Nos coups de coeur
Produit du mariage de l'histoire avec la sociologie, cette Naissance de l'intellectuel catholique étudie le mouvement de la "Renaissance littéraire catholique". Ce mouvement d'écrivains, des années 1910 à la fin des années vingt, tente d'édifier une parole et une esthétique catholiques.
Il se voulait le fer de lance d'une reconquête religieuse de la fille aînée de l'Église. Il s'agissait de former une armée catholique de la plume.
Hervé Serry se penche sur ces "oubliés de l'histoire intellectuelle". Il livre une analyse dont l'intérêt n'a d'égal que la densité. À travers l'étude des trois principales revues de la "Renaissance", les Cahiers de l'amitié de France de Robert Vallery-Radot, les Lettres de Gaëtan Bernoville et Vigile de François Mauriac et Charles Du Bos, mais aussi des lieux de convergence comme la Semaine des écrivains catholiques, ou de divergence comme les différentes polémiques qui déchirent l'espace des intellectuels catholiques autour du Jardin sur l'Oronte de Maurice Barrès ou la Jeanne d'Arc de Joseph Delteil, c'est tout un pan mal connu de l'histoire intellectuelle qui est ainsi mis en lumière. Toutes ces actions, en marge de l'institution ecclésiale, cherchent à promouvoir une action intellectuelle catholique qui se veut le pendant du militantisme sur le terrain social.

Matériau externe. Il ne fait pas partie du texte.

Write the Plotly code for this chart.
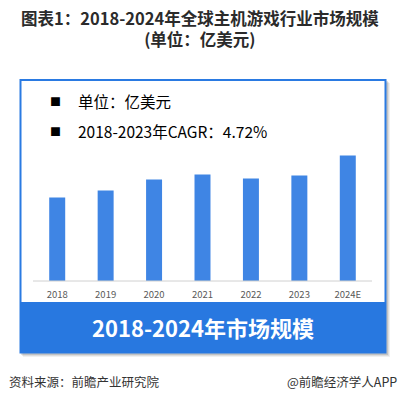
import plotly.graph_objects as go

W, H = 399, 402

years = ["2018", "2019", "2020", "2021", "2022", "2023", "2024E"]
market_size = [417, 453, 507, 533, 512, 527, 628]

title_line1 = "图表1：2018-2024年全球主机游戏行业市场规模"
title_line2 = "(单位：亿美元)"
legend_unit = "单位：亿美元"
legend_cagr = "2018-2023年CAGR：4.72%"
banner_text = "2018-2024年市场规模"
source_text = "资料来源：前瞻产业研究院"
brand_text = "@前瞻经济学人APP"

FONT = "Noto Sans CJK SC, Noto Sans, sans-serif"


def px(x):
    return x / W


def py(y):
    return (H - y) / H


fig = go.Figure()
fig.add_trace(go.Bar(
    x=years, y=market_size,
    marker=dict(color="#3f85e4", line=dict(width=0)),
    width=0.33,
    hoverinfo="x+y",
))

shapes = []
# shadow
for off, alpha in [(4, 0.06), (3, 0.08), (2, 0.12)]:
    shapes.append(dict(type="rect", xref="paper", yref="paper", layer="below",
                       x0=px(20 + off - 1), x1=px(386 + off), y0=py(353 + off), y1=py(80 + off - 1),
                       fillcolor=f"rgba(0,0,0,{alpha})", line=dict(width=0)))
# white box with blue border
shapes.append(dict(type="rect", xref="paper", yref="paper", layer="below",
                   x0=px(20.5), x1=px(385.5), y0=py(352.5), y1=py(80),
                   fillcolor="white", line=dict(color="#2a7ae2", width=2)))
# blue banner
shapes.append(dict(type="rect", xref="paper", yref="paper", layer="below",
                   x0=px(20), x1=px(386), y0=py(353), y1=py(302),
                   fillcolor="#2878e0", line=dict(width=0)))
# baseline
shapes.append(dict(type="line", xref="paper", yref="paper", layer="above",
                   x0=px(33), x1=px(372), y0=py(281), y1=py(281),
                   line=dict(color="#d0d0d0", width=1)))

annotations = [
    dict(text=f"<b>{title_line1}</b><br><b>{title_line2}</b>", x=px(199.5), y=py(28), xref="paper", yref="paper",
         showarrow=False, font=dict(size=16.5, color="#2b2b2b", family=FONT), xanchor="center", yanchor="middle"),
    dict(text="■", x=px(55), y=py(101), xref="paper", yref="paper", showarrow=False,
         font=dict(size=11, color="#000", family=FONT), xanchor="center", yanchor="middle"),
    dict(text=legend_unit, x=px(76), y=py(101), xref="paper", yref="paper", showarrow=False,
         font=dict(size=15.5, color="#000", family=FONT), xanchor="left", yanchor="middle"),
    dict(text="■", x=px(55), y=py(130.5), xref="paper", yref="paper", showarrow=False,
         font=dict(size=11, color="#000", family=FONT), xanchor="center", yanchor="middle"),
    dict(text=legend_cagr, x=px(76), y=py(130.5), xref="paper", yref="paper", showarrow=False,
         font=dict(size=15.5, color="#000", family=FONT), xanchor="left", yanchor="middle"),
    dict(text=f"<b>{banner_text}</b>", x=px(203), y=py(327), xref="paper", yref="paper", showarrow=False,
         font=dict(size=22, color="white", family=FONT), xanchor="center", yanchor="middle"),
    dict(text=source_text, x=px(7), y=py(381), xref="paper", yref="paper", showarrow=False,
         font=dict(size=12.5, color="#333", family=FONT), xanchor="left", yanchor="middle"),
    dict(text=brand_text, x=px(399), y=py(381), xref="paper", yref="paper", showarrow=False,
         font=dict(size=12.5, color="#333", family=FONT), xanchor="right", yanchor="middle"),
]

fig.update_layout(
    width=W, height=H,
    margin=dict(l=0, r=0, t=0, b=0),
    paper_bgcolor="white", plot_bgcolor="rgba(0,0,0,0)",
    showlegend=False,
    shapes=shapes,
    annotations=annotations,
    bargap=0.67,
    xaxis=dict(domain=[px(33), px(372)], range=[-0.5, 6.5], showgrid=False, zeroline=False,
               showline=False, ticks="outside", ticklen=5, tickcolor="rgba(0,0,0,0)",
               tickfont=dict(size=9.5, color="#595959", family=FONT), anchor="y"),
    yaxis=dict(domain=[py(281), py(150)], range=[0, 655], visible=False, fixedrange=True),
)

fig.write_html("out.html")
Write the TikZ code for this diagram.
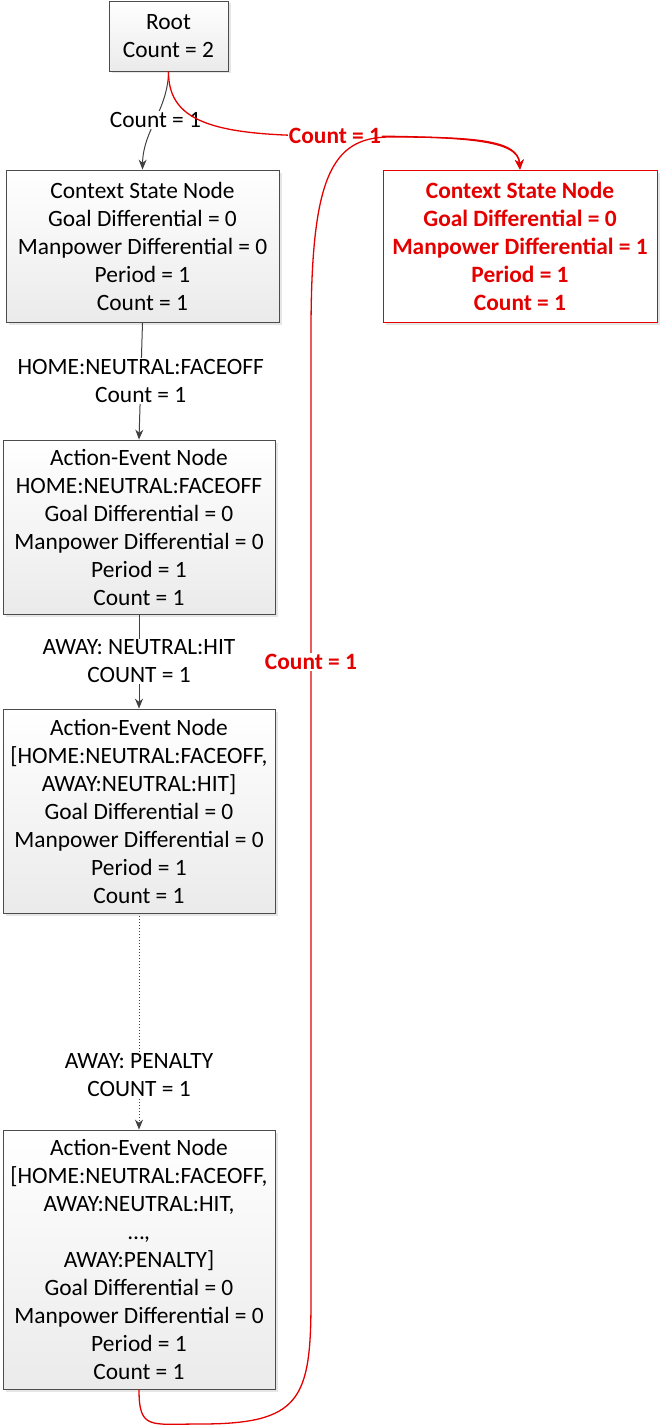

Les années 1880-1905 sont marquées par l'apogée du scientisme (la République panthéonise Marcellin Berthelot) et par un mouvement de conversions notamment chez les écrivains (Claudel et Huysmans). Bourget et Brunetière en appellent à la responsabilité sociale de l'écrivain et chantent le "renouveau de l'idéalisme".
La séparation de 1905 modifie profondément la donne : d'une part, elle ouvre aux laïcs une place plus large dans le fonctionnement de l'Église, et d'autre part, elle accélère considérablement la montée en puissance de l'Action française.
Cette renaissance littéraire catholique naît donc de la confluence d'enjeux politiques et d'enjeux religieux.
La construction d'un espace autonome, artistique et littéraire, pour ces écrivains est particulièrement difficile à mettre en œuvre, coincés qu'ils sont entre d'une part, une autorité ecclésiastique, gardienne du dogme néo-thomiste instauré par Léon XIII, et, d'autre part, le prestige intellectuel immense ou considérable de Charles Maurras. En outre les dominicains et les jésuites disposent de leurs propres instruments intellectuels comme la Revue des jeunes ou Études.
La difficulté pour ces écrivains d'être reconnus provient de ce qu'ils ne doivent pas seulement s'affirmer par rapport à l'Église et ses prolongements intellectuels mais aussi par rapport à une identité littéraire qui se mesure à l'aune de la NRF. Car sans être coupés des milieux de l'Académie française, ils revendiquent aussi une esthétique en recherche de nouveauté, parfois proche des avant-gardes. L'auteur analyse les effets du processus de privatisation de la religion sur les intellectuels catholiques, la redéfinition des formes et des contenus de leurs engagements politiques et esthétiques.
Entre le champ littéraire qui identifie l'écrivain et le champ religieux qui identifie le catholique, la marge de manœuvre est étroite. Avec l'échec successif des Cahiers, des Lettres et le naufrage de Vigile, cet ouvrage évoque une belle page d'histoire et nous permet de tirer des leçons pour les combats à venir.
Guillaume Lenormand,
Liberté politique (à paraître).
Hervé Serry, sociologue, chercheur associé au laboratoire Cultures et sociétés urbaines, est spécialiste d histoire intellectuelle et culturelle. Il est l'auteur de plusieurs articles sur le mouvement de "renaissance littéraire catholique", le rapport des intellectuels à l'Église, la censure et l'édition. Il a dirigé un numéro de Sociétés contemporaines consacré à "Littératures et identité" (2001).